Bee keeping forums are a-buzz with beekeepers telling us that they are stacking up supers on their hives which the bees are filling wall-to-wall with honey. Novice beekeepers in contrast, are pleading with their peers for advice and wondering if their hives too should be spilling over with honey now and if not, what are should they do. Me? I’m gone fishing.
Literally. I’m sitting in a little boat just out from a lighthouse. I’ve added supers to the hives and during this wonderful, exceptional, hot spell of weather, have escaped off to let the bees and nature get on with it. Not that I’m not worried. Will my bees bring in honey at all? Will they abscond in the heat? Will they even cross the queen excluder to put honey in the supers? Have they enough supers? I stuff these thoughts to the far corner of my brain and let my thoughts drift with the boat rocking gently in sea.
A low surprisingly loud, buzz passes my ear. This bumble bee obviously hadn’t read the books that said bees don’t cross an expanse of water as it flew from the mainland to the island. Lucky bee, the island is uninhabited and full of wildflowers.

It not possible to escape from bees I smile to myself. My thoughts drift and I ponder as I wait for a nibble on the fishing line. How were bees transported across the world in days of old? Back at base with my breakfast of mackerel, I was soon in the shade being swallowed up in a warren of internet rabbit holes.
These included:
Galway Beekeepers history of bees
“The western honey bee is native to the continents of Europe, Asia, and Africa. As of the early 1600s, the insect was introduced to North America, with subsequent introductions of other European subspecies two centuries later.”

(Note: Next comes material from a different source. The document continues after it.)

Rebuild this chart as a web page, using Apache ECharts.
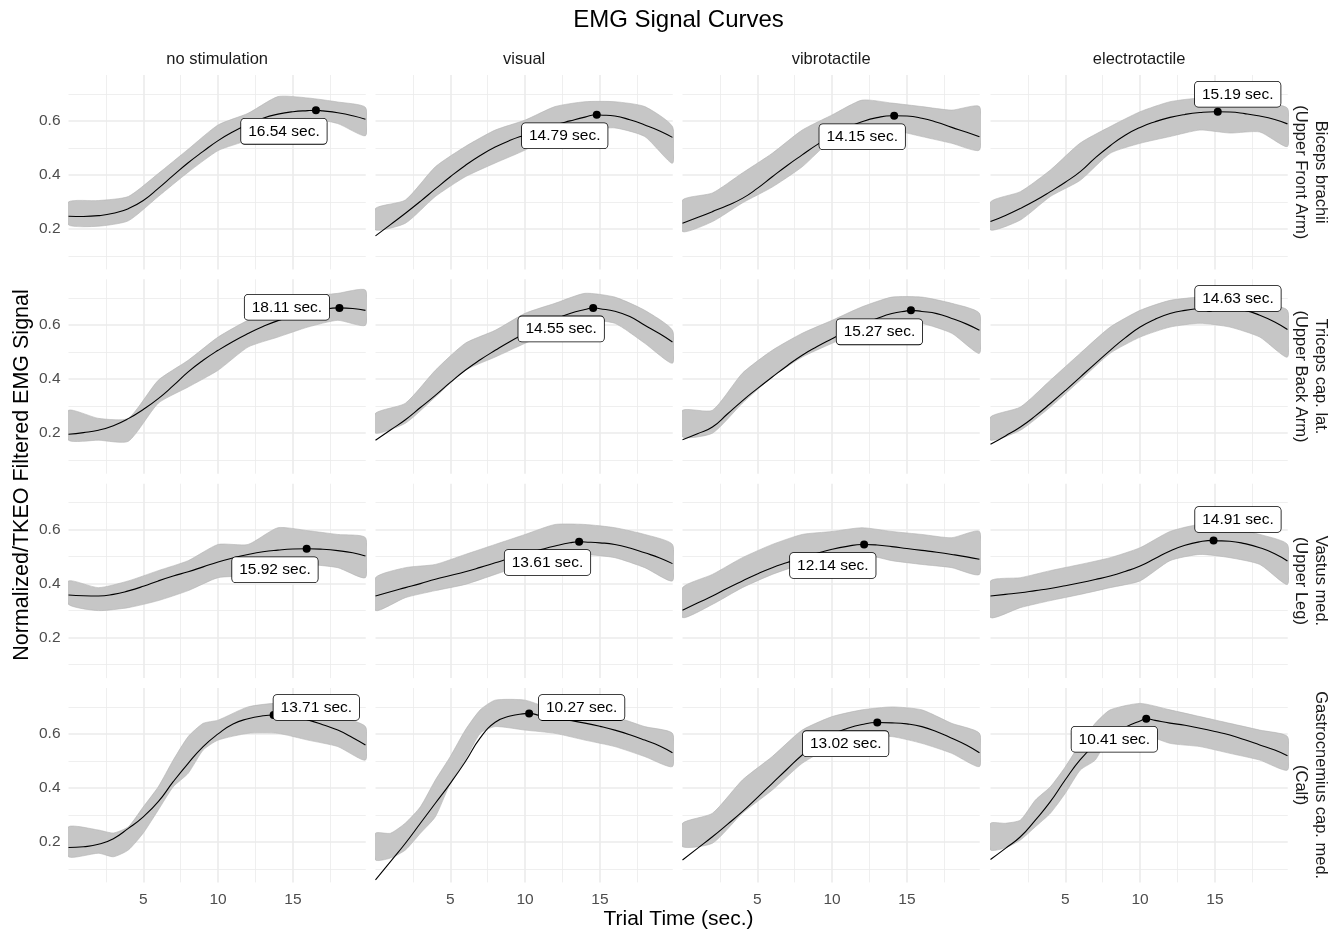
<!DOCTYPE html>
<html><head><meta charset="utf-8">
<script src="https://cdn.jsdelivr.net/npm/echarts@6/dist/echarts.min.js"></script>
<style>html,body{margin:0;padding:0;background:#fff}#c{width:1338px;height:934px}</style>
</head><body><div id="c"></div>
<script>
// ---------------- DATA ----------------
const chartTitle = 'EMG Signal Curves';
const conditions = ['no stimulation', 'visual', 'vibrotactile', 'electrotactile'];
const muscles = ['Biceps brachii\n(Upper Front Arm)', 'Triceps cap. lat.\n(Upper Back Arm)', 'Vastus med.\n(Upper Leg)', 'Gastrocnemius cap. med.\n(Calf)'];
const xTickValues = [5, 10, 15];
const yTickValues = [0.2, 0.4, 0.6];
const xMinorGrid = [2.5, 7.5, 12.5, 17.5];
const yMinorGrid = [0.1, 0.3, 0.5, 0.7];

// times (sec.) at which the fitted curves were read
const curveTimes = [0,1,2,3,4,5,6,7,8,9,10,11,12,13,14,15,16,17,18,19,19.85];

// fitted curves, one array per condition (columns)
const bicepsCurve = [
  [.247,.246,.249,.258,.275,.305,.350,.398,.445,.487,.527,.560,.587,.610,.625,.634,.638,.637,.630,.619,.606],
  [.174,.216,.258,.302,.348,.393,.435,.472,.503,.528,.548,.567,.585,.600,.614,.622,.618,.604,.585,.563,.539],
  [.221,.242,.264,.287,.313,.350,.393,.435,.474,.512,.545,.575,.597,.612,.619,.618,.610,.595,.576,.558,.541],
  [.227,.250,.276,.305,.338,.373,.412,.463,.508,.547,.576,.597,.613,.624,.631,.634,.633,.627,.618,.605,.589]
];
const tricepsCurve = [
  [.196,.202,.211,.228,.254,.288,.328,.376,.427,.470,.507,.540,.569,.595,.617,.634,.648,.658,.664,.662,.655],
  [.174,.212,.250,.295,.340,.388,.433,.472,.507,.540,.569,.597,.622,.643,.658,.661,.652,.632,.600,.568,.538],
  [.176,.198,.223,.271,.320,.365,.408,.450,.489,.521,.550,.578,.603,.625,.643,.653,.651,.643,.625,.604,.581],
  [.159,.190,.223,.264,.310,.358,.408,.458,.507,.553,.593,.622,.643,.655,.662,.663,.662,.655,.637,.612,.584]
];
const vastusCurve = [
  [.358,.355,.354,.360,.373,.390,.410,.428,.444,.462,.480,.495,.508,.518,.524,.528,.529,.527,.522,.514,.502],
  [.354,.370,.385,.400,.416,.430,.444,.460,.477,.494,.510,.525,.539,.551,.554,.551,.545,.532,.514,.495,.474],
  [.301,.328,.354,.383,.410,.436,.459,.478,.496,.512,.527,.538,.545,.543,.537,.530,.523,.516,.508,.499,.490],
  [.354,.360,.366,.374,.382,.392,.403,.415,.428,.445,.465,.493,.521,.542,.555,.559,.557,.548,.533,.511,.484]
];
const gastroCurve = [
  [.179,.182,.191,.212,.250,.293,.349,.423,.491,.553,.600,.637,.656,.667,.669,.666,.652,.634,.614,.586,.559],
  [.059,.127,.195,.269,.343,.417,.497,.585,.643,.666,.675,.668,.659,.650,.640,.628,.614,.597,.577,.555,.530],
  [.133,.176,.219,.265,.312,.364,.417,.470,.522,.565,.598,.620,.635,.642,.641,.637,.627,.608,.584,.558,.530],
  [.135,.176,.219,.281,.349,.430,.505,.560,.598,.625,.648,.650,.640,.632,.621,.609,.596,.578,.559,.540,.519]
];

// raw signal envelope: [time, low, high]
const bicepsSignal = [
  [[0,.215,.300],[2,.210,.305],[4,.230,.320],[6,.320,.405],[8,.410,.495],[10,.490,.585],[12,.530,.628],[14,.600,.690],[16,.610,.685],[18,.590,.670],[19.85,.545,.650]],
  [[0,.196,.276],[2,.221,.307],[4,.320,.430],[6,.393,.505],[8,.444,.566],[10,.492,.603],[12,.554,.653],[14,.566,.671],[16,.574,.671],[18,.542,.653],[19.85,.443,.579]],
  [[0,.190,.307],[2,.227,.333],[4,.296,.407],[6,.355,.480],[8,.430,.566],[10,.530,.622],[12,.566,.677],[14,.566,.666],[16,.542,.653],[18,.517,.640],[19.85,.492,.653]],
  [[0,.196,.300],[2,.233,.338],[4,.320,.418],[6,.380,.518],[8,.480,.579],[10,.517,.634],[12,.542,.671],[14,.566,.684],[16,.555,.671],[18,.559,.666],[19.85,.505,.647]]
];
const tricepsSignal = [
  [[0,.174,.285],[2,.174,.255],[4,.170,.255],[6,.311,.396],[8,.371,.470],[10,.433,.556],[12,.519,.618],[14,.556,.655],[16,.593,.704],[18,.618,.718],[19.85,.600,.730]],
  [[0,.200,.274],[2,.237,.311],[4,.334,.433],[6,.433,.533],[8,.482,.581],[10,.533,.644],[12,.581,.681],[14,.618,.718],[16,.607,.704],[18,.533,.655],[19.85,.459,.581]],
  [[0,.186,.285],[2,.200,.285],[4,.311,.422],[6,.408,.507],[8,.482,.570],[10,.533,.618],[12,.581,.668],[14,.618,.704],[16,.607,.704],[18,.570,.681],[19.85,.496,.644]],
  [[0,.174,.260],[2,.211,.297],[4,.297,.396],[6,.396,.496],[8,.496,.593],[10,.556,.655],[12,.593,.692],[14,.607,.704],[16,.593,.704],[18,.556,.681],[19.85,.482,.655]]
];
const vastusSignal = [
  [[0,.323,.410],[2,.300,.385],[4,.311,.410],[6,.337,.448],[8,.374,.485],[10,.422,.545],[12,.430,.545],[14,.470,.607],[16,.471,.596],[18,.459,.582],[19.85,.422,.570]],
  [[0,.300,.422],[2,.348,.459],[4,.374,.471],[6,.397,.508],[8,.434,.545],[10,.471,.582],[12,.508,.619],[14,.508,.619],[16,.496,.607],[18,.459,.582],[19.85,.410,.545]],
  [[0,.274,.385],[2,.323,.434],[4,.385,.496],[6,.434,.545],[8,.471,.582],[10,.485,.593],[12,.508,.607],[14,.485,.593],[16,.471,.582],[18,.459,.570],[19.85,.434,.593]],
  [[0,.274,.410],[2,.311,.422],[4,.337,.448],[6,.360,.471],[8,.385,.496],[10,.410,.533],[12,.485,.593],[14,.508,.619],[16,.496,.607],[18,.471,.582],[19.85,.397,.545]]
];
const gastroSignal = [
  [[0,.145,.256],[2,.158,.244],[3,.145,.233],[4,.170,.256],[5,.233,.330],[6,.318,.404],[7,.404,.503],[8,.454,.590],[9,.540,.639],[10,.577,.651],[12,.602,.700],[14,.602,.713],[16,.577,.689],[18,.553,.664],[19.85,.503,.627]],
  [[0,.133,.232],[1,.140,.232],[2,.170,.270],[3,.232,.330],[4,.293,.429],[5,.417,.516],[6,.503,.614],[7,.602,.689],[8,.627,.725],[10,.614,.725],[12,.602,.689],[14,.577,.689],[16,.553,.664],[18,.516,.627],[19.85,.479,.602]],
  [[0,.182,.269],[2,.195,.306],[4,.306,.429],[6,.392,.516],[8,.491,.614],[10,.553,.664],[12,.590,.689],[14,.590,.700],[16,.565,.689],[18,.528,.639],[19.85,.479,.602]],
  [[0,.170,.269],[1,.178,.269],[2,.207,.281],[3,.256,.355],[4,.306,.404],[5,.380,.478],[6,.466,.565],[7,.503,.639],[8,.590,.689],[10,.602,.713],[12,.565,.689],[14,.553,.664],[16,.528,.639],[18,.503,.614],[19.85,.466,.590]]
];

// peak times (sec.) and values
const peakTimes = [
  [16.54, 14.79, 14.15, 15.19],
  [18.11, 14.55, 15.27, 14.63],
  [15.92, 13.61, 12.14, 14.91],
  [13.71, 10.27, 13.02, 10.41]
];
const peakValues = [
  [.639, .623, .619, .634],
  [.664, .664, .655, .664],
  [.529, .555, .545, .560],
  [.670, .676, .642, .656]
];

// ---------------- LAYOUT / STYLE ----------------
const curves = [bicepsCurve, tricepsCurve, vastusCurve, gastroCurve];
const signals = [bicepsSignal, tricepsSignal, vastusSignal, gastroSignal];
const colX0 = [68.5, 375.5, 682.5, 990.5];
const rowY0 = [75, 279.3, 483.7, 688];
const X_MIN = 0, X_MAX = 19.87, Y_MIN = 0.05, Y_MAX = 0.77;
const PX_X = 14.96, PX_Y = 270;
const labelOffsets = [
  [[-32,21],[-32,21],[-32,21],[20,-17.5]],
  [[-52.5,-0.7],[-32,21],[-31.5,21.5],[28.6,-9.4]],
  [[-31.7,21],[-31.6,20.8],[-31.3,21],[24.4,-20.9]],
  [[42.7,-7.5],[52.5,-5.8],[-31.6,21.1],[-31.9,20.5]]
];
const FONT = '"Liberation Sans", Arial, Helvetica, sans-serif';
const GRID_COLOR = '#ebebeb';

const grids = [], xAxes = [], yAxes = [], series = [], graphics = [];
for (let r = 0; r < 4; r++) {
  for (let c = 0; c < 4; c++) {
    const i = r * 4 + c;
    grids.push({left: colX0[c], top: rowY0[r], width: (X_MAX - X_MIN) * PX_X, height: (Y_MAX - Y_MIN) * PX_Y, containLabel: false});
    xAxes.push({
      type: 'value', gridIndex: i, min: X_MIN, max: X_MAX, interval: 5,
      axisLine: {show: false}, axisTick: {show: false}, splitLine: {show: false},
      axisLabel: {show: r === 3, showMinLabel: false, showMaxLabel: false, color: '#4d4d4d', fontSize: 15.5, fontFamily: FONT, margin: 9,
        formatter: v => (xTickValues.indexOf(v) >= 0 ? String(v) : '')}
    });
    yAxes.push({
      type: 'value', gridIndex: i, min: Y_MIN, max: Y_MAX,
      axisLine: {show: false}, axisTick: {show: false}, splitLine: {show: false},
      axisLabel: {show: c === 0, customValues: yTickValues, color: '#4d4d4d', fontSize: 15.5, fontFamily: FONT, margin: 8,
        formatter: v => v.toFixed(1)}
    });
    const sig = signals[r][c];
    const gridLines = [];
    xMinorGrid.forEach(v => gridLines.push({xAxis: v, lineStyle: {color: GRID_COLOR, width: 0.8, type: 'solid'}}));
    yMinorGrid.forEach(v => gridLines.push({yAxis: v, lineStyle: {color: GRID_COLOR, width: 0.8, type: 'solid'}}));
    xTickValues.forEach(v => gridLines.push({xAxis: v, lineStyle: {color: GRID_COLOR, width: 1.6, type: 'solid'}}));
    yTickValues.forEach(v => gridLines.push({yAxis: v, lineStyle: {color: GRID_COLOR, width: 1.6, type: 'solid'}}));
    // gray band of the raw signal
    series.push({
      type: 'custom', xAxisIndex: i, yAxisIndex: i, z: 2, silent: true, clip: true,
      data: [[sig[0][0], sig[0][1]]],
      renderItem: (params, api) => {
        const upper = sig.map(s => api.coord([s[0], s[2]]));
        const lower = sig.slice().reverse().map(s => api.coord([s[0], s[1]]));
        return {type: 'polygon', shape: {points: upper.concat(lower), smooth: 0.2},
          style: {fill: '#c6c6c6', stroke: '#b3b3b3', lineWidth: 0.6}};
      },
      markLine: {silent: true, symbol: 'none', z: 1, animation: false, label: {show: false}, data: gridLines}
    });
    const pts = curveTimes.map((t, k) => [t, curves[r][c][k]]);
    pts.push([peakTimes[r][c], peakValues[r][c]]);
    pts.sort((a, b) => a[0] - b[0]);
    series.push({
      type: 'line', xAxisIndex: i, yAxisIndex: i, z: 3, data: pts, symbol: 'none', smooth: 0.5,
      lineStyle: {color: '#000', width: 1.1}, silent: true
    });
    series.push({
      type: 'scatter', xAxisIndex: i, yAxisIndex: i, z: 4, symbolSize: 8, itemStyle: {color: '#000', opacity: 1},
      data: [{value: [peakTimes[r][c], peakValues[r][c]], label: {offset: labelOffsets[r][c]}}],
      label: {show: true, position: 'inside', formatter: p => p.value[0].toFixed(2) + ' sec.',
        color: '#000', fontSize: 15.5, fontFamily: FONT, backgroundColor: '#ffffff', borderColor: '#000', borderWidth: 0.8,
        borderRadius: 3.5, padding: [4, 7, 4, 7], lineHeight: 17, opacity: 1}
    });
  }
}
conditions.forEach((name, c) => {
  graphics.push({type: 'text', x: colX0[c] + (X_MAX - X_MIN) * PX_X / 2, y: 59,
    style: {text: name, fill: '#1a1a1a', font: '16.5px ' + FONT, textAlign: 'center', textVerticalAlign: 'middle'}});
});
muscles.forEach((name, r) => {
  graphics.push({type: 'text', x: 1311, y: rowY0[r] + (Y_MAX - Y_MIN) * PX_Y / 2, rotation: -Math.PI / 2,
    style: {text: name, fill: '#1a1a1a', font: '16.5px ' + FONT, textAlign: 'center', textVerticalAlign: 'middle', lineHeight: 20}});
});
graphics.push({type: 'text', x: 678.5, y: 20,
  style: {text: chartTitle, fill: '#000', font: '24px ' + FONT, textAlign: 'center', textVerticalAlign: 'middle'}});
graphics.push({type: 'text', x: 678.5, y: 919,
  style: {text: 'Trial Time (sec.)', fill: '#000', font: '21px ' + FONT, textAlign: 'center', textVerticalAlign: 'middle'}});
graphics.push({type: 'text', x: 22, y: 475, rotation: Math.PI / 2,
  style: {text: 'Normalized/TKEO Filtered EMG Signal', fill: '#000', font: '21.5px ' + FONT, textAlign: 'center', textVerticalAlign: 'middle'}});

const chart = echarts.init(document.getElementById('c'), null, {renderer: 'canvas'});
chart.setOption({
  backgroundColor: '#fff',
  animation: false,
  grid: grids, xAxis: xAxes, yAxis: yAxes, series: series, graphic: graphics
});
</script></body></html>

History of beekeeping in the United States PDF
“Honey bees were shipped from England and landed in the Colony of Virgina early in 1622. “
“.. Honey bees may have been take to Alaska in 1809 and to California in 1830 by the Russians according to Pellett (1938)…”
Beekeeping in the Mediterranean from Antiquity to the present PDF
“…in ancient Egypt, beehives were placed on boats that sailed along the Nile in search of regions with florescence. The same practice was recorded two thousand years later (in 1740).”
“Also, in Chalkidike, (Northern Greece) until 1960, small boats loaded with beehives circumnavigated the gulfs. In Ios, Cyclades, they transported the beehives with fishing boats Similar accounts exist also for France, Belgium, China and Japan, America and Romania”
The most distracting and delightful find was My Bee Book 1842 William Charles Cotton – published London 1842 which is available free to read on the web. This is a gem. It is also a very readable, well indexed and a book ahead of its time. Much of the advice in it is as useful today as it was then. Thankfully, beekeepers did hear his pleas not to destroy bees to gain the honey crop.
William Charles Cotton also describes how he intended to transport bees to New Zealand “that is, to the furthest point of the globe.” He proposed to do this by putting the beehives on ice to keep them cool so that they more or less hibernate (page 357). Something that seems akin to the method used by the famous Ian Steppler, the Canadian Beekeeper who protects his bees from the extreme Canadian cold by putting the hives in a shed at a controlled cool temperature. Wintering honey bees indoors, my set up
I look forward to reading this book from cover to cover.